The OG recordings were made on a grey Sony boom box


in Swampscott, MA


Saturday, May 2, 2020

Taste of the Natural Source


Consisting mostly of year 2000 four track re-do's, with two exceptions: "Bullshit" and "Rock n Roll is Energy". The thought behind this process or replacement or preservation being that some of the original recordings captured a moment in time that could never convincingly be recreated. There's a time and a place where any art or audio can be appreciated on it's own terms, right? Who is to say what dictates those conditions. 

There's a lot of living room energy in these OG recordings, in my opinion. And some kitchen table quality, as well. The original version of this tape was completed in Swampscott

,

and this is still part of the five tapes that comprised what I thought of as "year one" jams. I think of this tape as being tied spiritually to the "Dreams Come True" tape while the first two tapes were tied to each other in an etheric sense. "Less is More" stood alone.

The four track re-do's were made in Lynn, MA at the Justian bros house

,

spring 2000. Their musician father had left after splitting with his wife to pursue his music career aspirations. The boys, both in their late teens, took over the house. 
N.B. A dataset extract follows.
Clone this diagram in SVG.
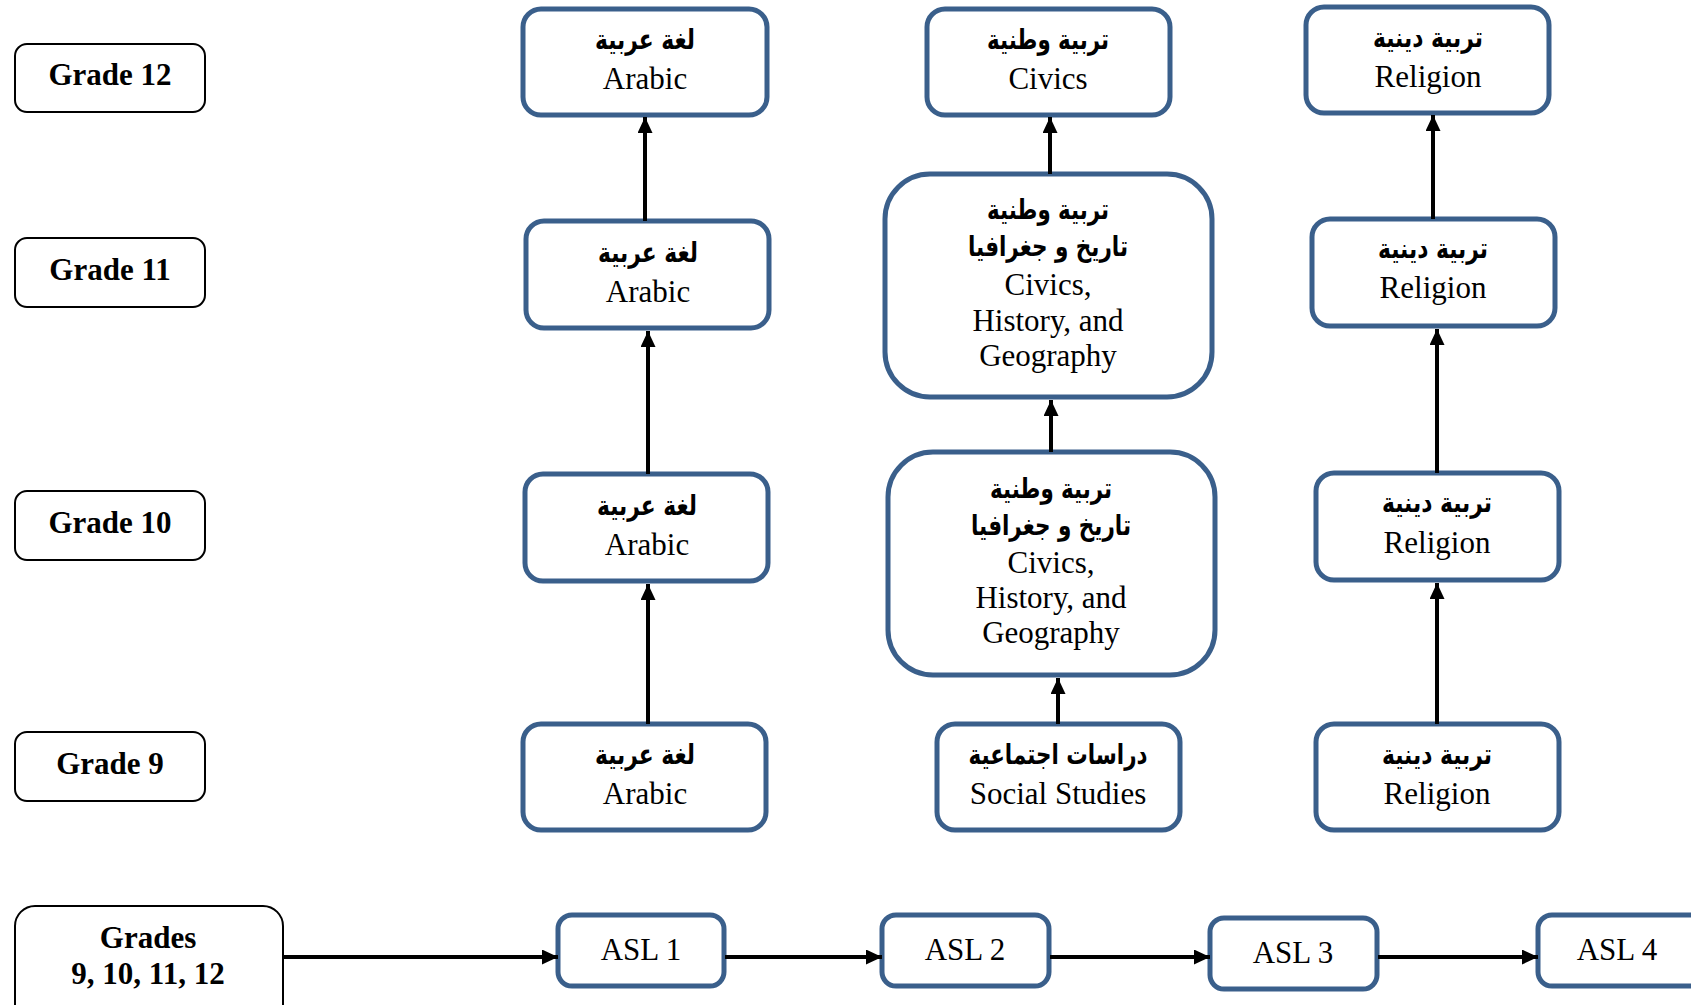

I lived in a small room on the second floor and endeavoured to complete my work. I had a wooden chair, access to digital drum machines and guitars, a dusty old bed and a sullen view of the street below. At the time I was preparing to take part in a sleep study that would eventually pay for an Otari mx5050 1/2" open reel 8 track

,

some mics and a mixer. Was I paying rent? Did I have some kind of income? Was I shoplifting food everyday just to eat?

 

I really couldn't tell you.



The title of this tape comes from an experience I had as a lad in S-Town: I was feeling blue lying immobile in bed when suddenly the urge to follow some thought regarding a creative impulse overwhelmed me and I was able to get up, take action and engage my life. I felt like I had touched on some core reality, a natural energy infused my being.. The joy of creation was mine after all.